From Pseudocode to Real Implementation
Once the pseudocode is complete, implementation becomes much easier. In JavaScript, for example, the READ step becomes grabbing values from form fields. The IF statements become conditionals. The DISPLAY step becomes updating the DOM. In Python, the same logic could be written for a console calculator using input() and print(). Because the pseudocode already expresses the algorithm, the language-specific coding stage is mostly translation.
This is why strong software teams often start with diagrams, flow descriptions, pseudocode, or user stories before coding. The planning stage reduces ambiguity. A simple calculator is an ideal project for practicing this discipline because the system is easy enough to understand yet structured enough to require real design thinking.
Best Practices Summary
- Define the inputs clearly.
- List every supported operation.
- Validate numeric input before processing.
- Handle division by zero explicitly.
- Use conditionals to choose the correct formula.
- Display output in a user-friendly format.
- Optionally allow repeated calculations in a loop.
- Test the pseudocode with normal and edge-case values.
Authoritative Resources
For deeper study of computing logic, algorithmic thinking, and software design fundamentals, review these authoritative sources:
- U.S. Bureau of Labor Statistics: Software Developers
- National Institute of Standards and Technology (NIST)

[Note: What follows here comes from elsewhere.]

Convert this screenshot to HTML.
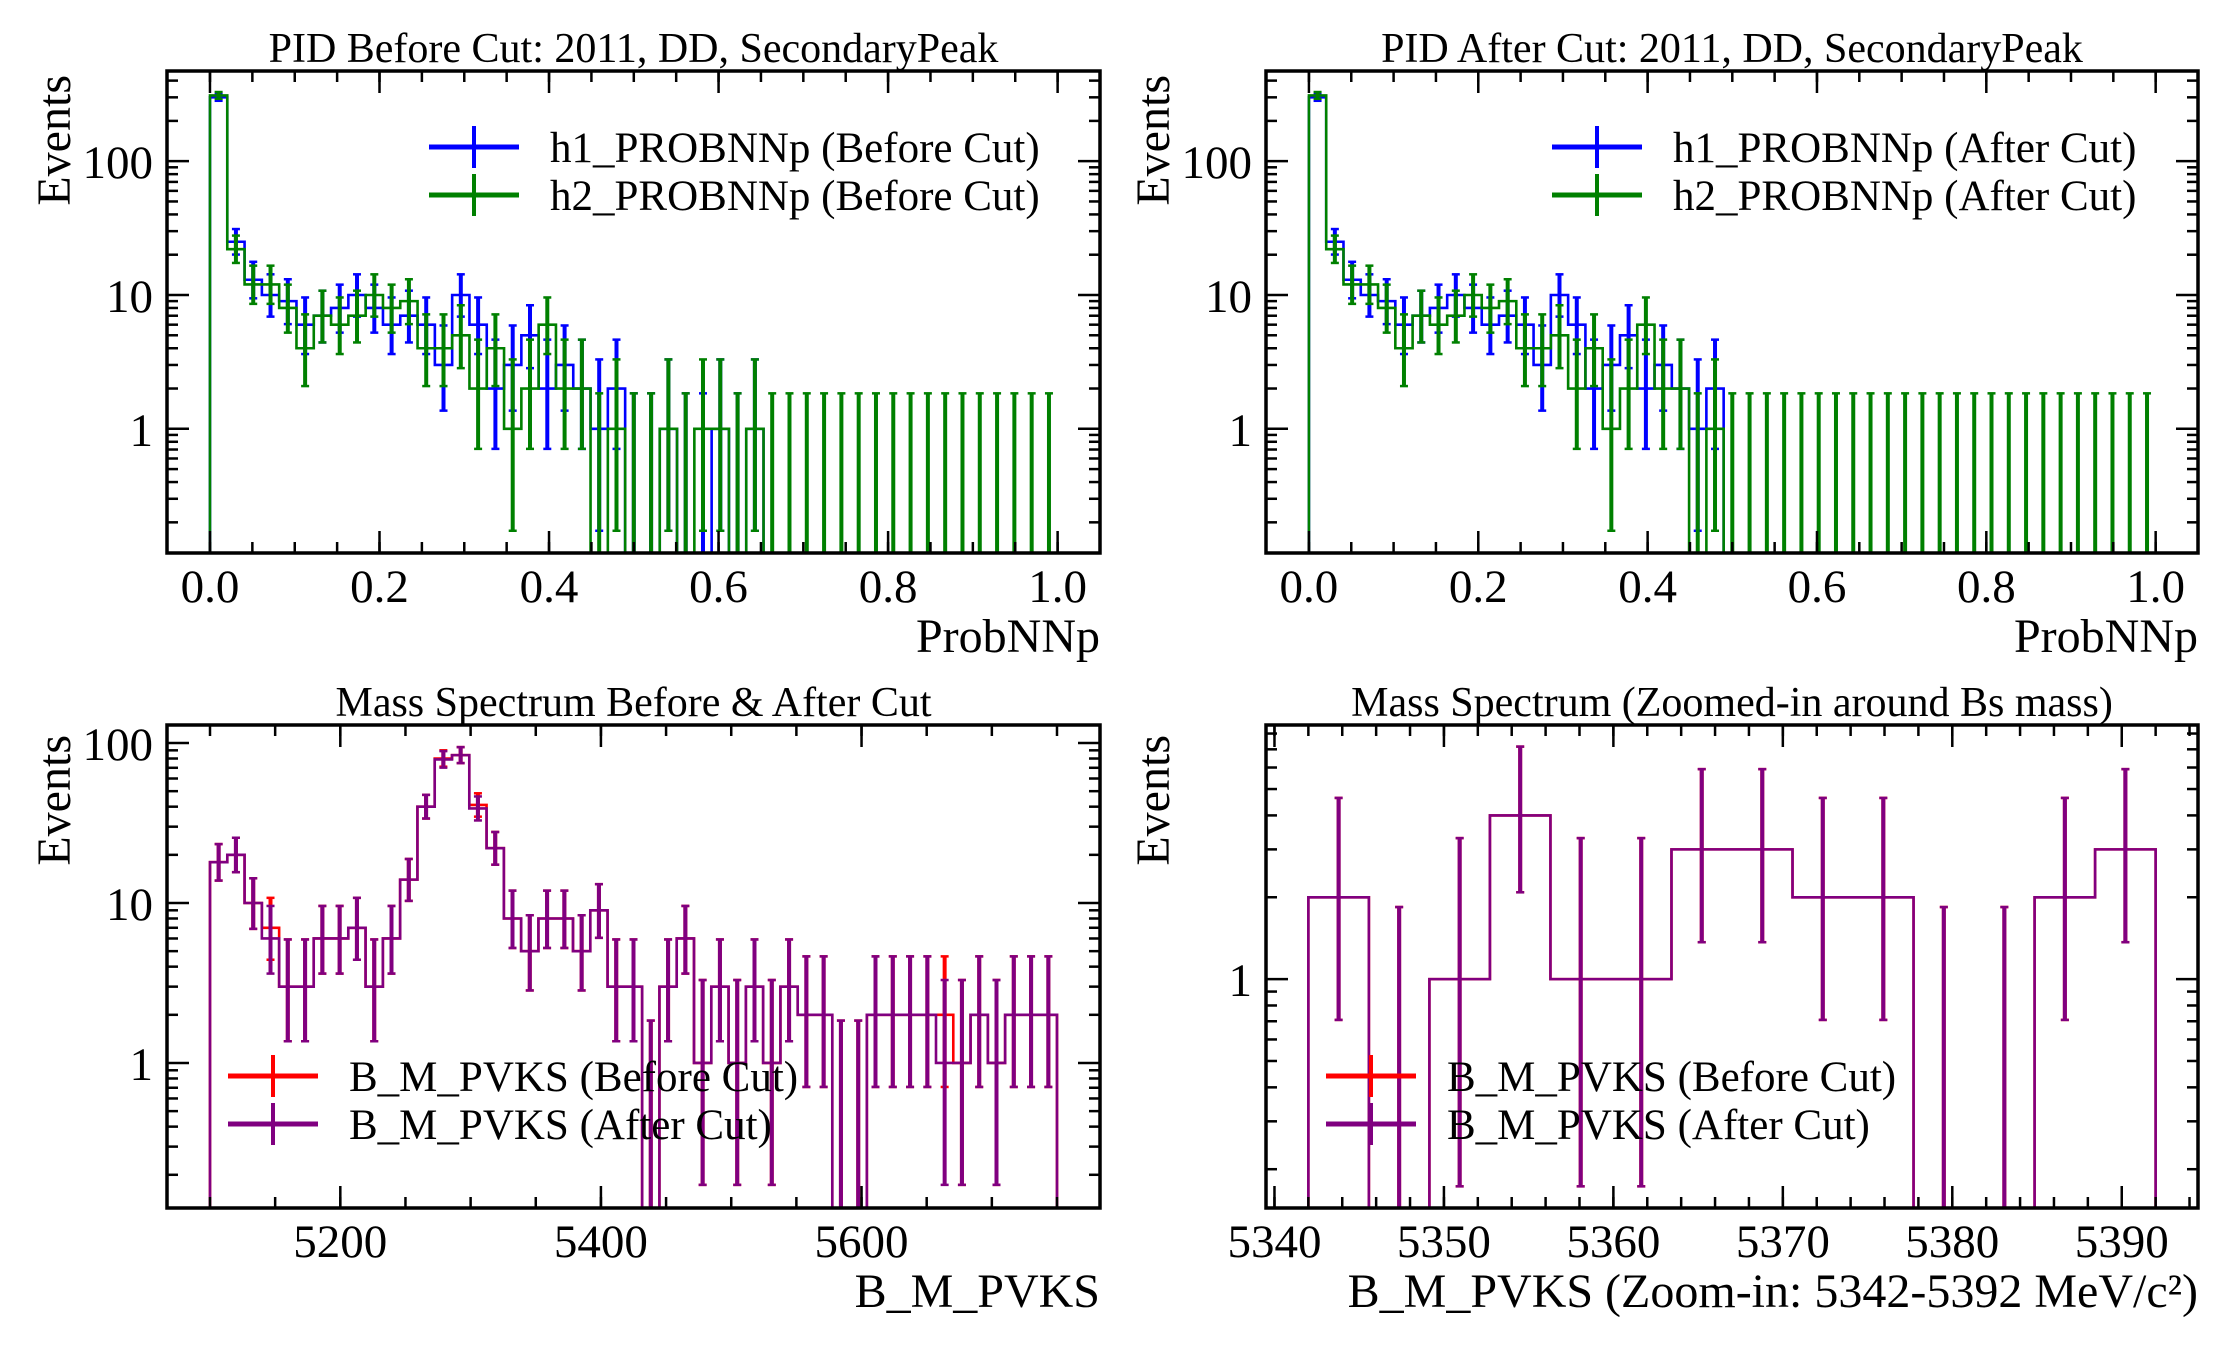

- Harvard University Computer Science Learning Resources
Final Takeaway
To write pseudocode describing the design of a simple calculator, focus on the system’s flow: collect input, validate values, choose the arithmetic operation, compute the answer, and display a result or error. That sounds straightforward, but it reflects the same design mindset used in larger software projects. Clear pseudocode is not just an academic exercise. It is a practical tool for thinking precisely, communicating logic, and building reliable applications. If you can write strong calculator pseudocode, you are already practicing the core discipline behind real software engineering.